The explosion blew open the doors of the Humvee and sprayed the other soldiers with shrapnel. Sgt. Newland, the most seriously injured, came home for medical treatment.

The others remained in combat. These men often hear the word "hero." Pfc. McGinnis showed them what it meant.

Almost immediately, the Army promoted Pfc. McGinnis to the rank of specialist and his superiors nominated him for the Medal of Honor. He posthumously received the Silver Star, third-highest award for valor in combat, but this was described from the beginning as "an interim medal."

Two of the other soldiers, Sgt. Thomas and Pfc. Lawson, are from East Texas. Their congressman went to the House floor and asked that the Pennsylvania boy who saved them receive the Medal of Honor.

Tom and Romayne McGinnis say they are certain Ross never thought of medals. Comradeship drove him.
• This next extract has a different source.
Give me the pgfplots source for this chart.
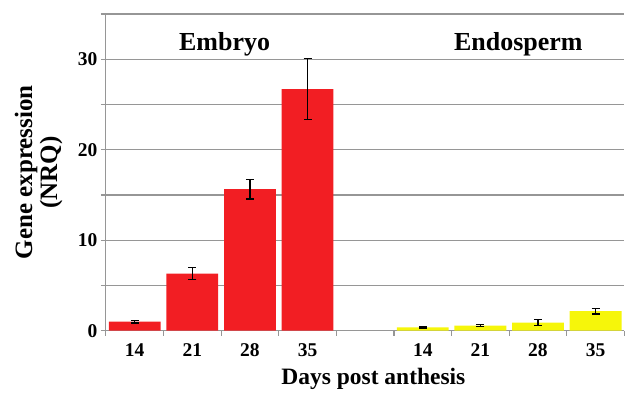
\documentclass[border=0pt]{standalone}
\usepackage{pgfplots}
\pgfplotsset{compat=1.18}
\usepackage{fontspec}
\setmainfont{Liberation Serif}
\definecolor{barred}{RGB}{242,30,35}
\definecolor{baryel}{RGB}{246,246,10}
\definecolor{gridgray}{RGB}{150,150,150}
\begin{document}
\begin{tikzpicture}
\path (-106pt,-62pt) rectangle (519pt,331pt);
\begin{axis}[
  scale only axis, width=519pt, height=317pt,
  xmin=-0.5, xmax=8.5, ymin=0, ymax=35,
  axis lines*=left,
  axis line style={gridgray, line width=1.2pt},
  xtick={0,1,2,3,5,6,7,8},
  xticklabels={14,21,28,35,14,21,28,35},
  minor xtick={-0.5,0.5,1.5,2.5,3.5,4.5,5.5,6.5,7.5,8.5},
  major x tick style={draw=none},
  ytick={0,10,20,30},
  minor ytick={5,15,25,35},
  ymajorgrids, yminorgrids,
  grid style={gridgray, line width=1.2pt},
  minor grid style={gridgray, line width=1.2pt},
  tick align=outside,
  major tick length=5pt, minor tick length=5pt,
  tick style={gridgray, line width=1.2pt},
  /pgf/number format/assume math mode=true,
  ticklabel style={font=\bfseries\fontsize{19.5}{22}\selectfont},
  xticklabel style={yshift=-4pt},
  xlabel={Days post anthesis},
  xlabel style={font=\bfseries\fontsize{23.5}{28}\selectfont, at={(axis description cs:0.516,0)}, anchor=base, yshift=-54pt},
  ylabel={Gene expression\\(NRQ)},
  ylabel style={align=center, font=\bfseries\fontsize{25}{25}\selectfont, at={(axis description cs:-0.077,0.5)}, anchor=south},
]
\addplot[ybar, bar width=0.9, bar shift=0pt, fill=barred, draw=none,
  error bars/.cd, y dir=both, y explicit,
  error bar style={black, line width=1.2pt},
  error mark options={rotate=90, mark size=4pt, black, line width=1.2pt}]
  coordinates {(0,1.0) +- (0,0.15) (1,6.3) +- (0,0.65) (2,15.65) +- (0,1.1) (3,26.7) +- (0,3.4)};
\addplot[ybar, bar width=0.9, bar shift=0pt, fill=baryel, draw=none,
  error bars/.cd, y dir=both, y explicit,
  error bar style={black, line width=1.2pt},
  error mark options={rotate=90, mark size=4pt, black, line width=1.2pt}]
  coordinates {(5,0.36) +- (0,0.06) (6,0.55) +- (0,0.12) (7,0.9) +- (0,0.3) (8,2.15) +- (0,0.3)};
\node[font=\bfseries\fontsize{26}{30}\selectfont] at (axis cs:1.56,31.6) {Embryo};
\node[font=\bfseries\fontsize{26}{30}\selectfont] at (axis cs:6.66,31.6) {Endosperm};
\end{axis}
\draw[gridgray, line width=1.2pt] (0pt,317pt) -- (519pt,317pt);
\end{tikzpicture}
\end{document}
"What he did was a voluntary sacrifice," Tom McGinnis said.

He says he believes the other four soldiers in the Humvee would have been just as aggressive in smothering the grenade had they been in Ross' position.

Mrs. Walters, the high school principal, is in awe of what Ross did, giving his life so his unit mates could have theirs.

"I feel very honored to have known Ross and to be have been part of his life," she said. "How do you raise a son to do what he did?"

Tom McGinnis looks back and simply says, "Ross was a handful. But when he committed to something, nothing stopped him."

At Keystone Junior-Senior High, six of the 114 students in this year's senior class are joining the military.

One of them, Caleb Rusnak, said Spc. McGinnis inspired him to enlist in the Marines. "The way he passed -- people should remember that," he said.

VFW Post 2145 in Clarion has been renamed for Spc. McGinnis. Knox residents created a memorial bench at the high school in his honor.

The bench and a plaque in the McGinnises' tidy mobile home carry variations of the same statement summing up Ross' sacrifice: "There is no greater demonstration of devotion than to lay down your life for another."

Tom McGinnis says he appreciates all the tributes, but they come with a price.

"It's good to know people feel the way they do about Ross, but it keeps that memory raw. It's like the knife keeps turning."

His troublesome boy turned into a brave man. But Tom McGinnis calls his son's life "a short story, and it doesn't have a happy ending."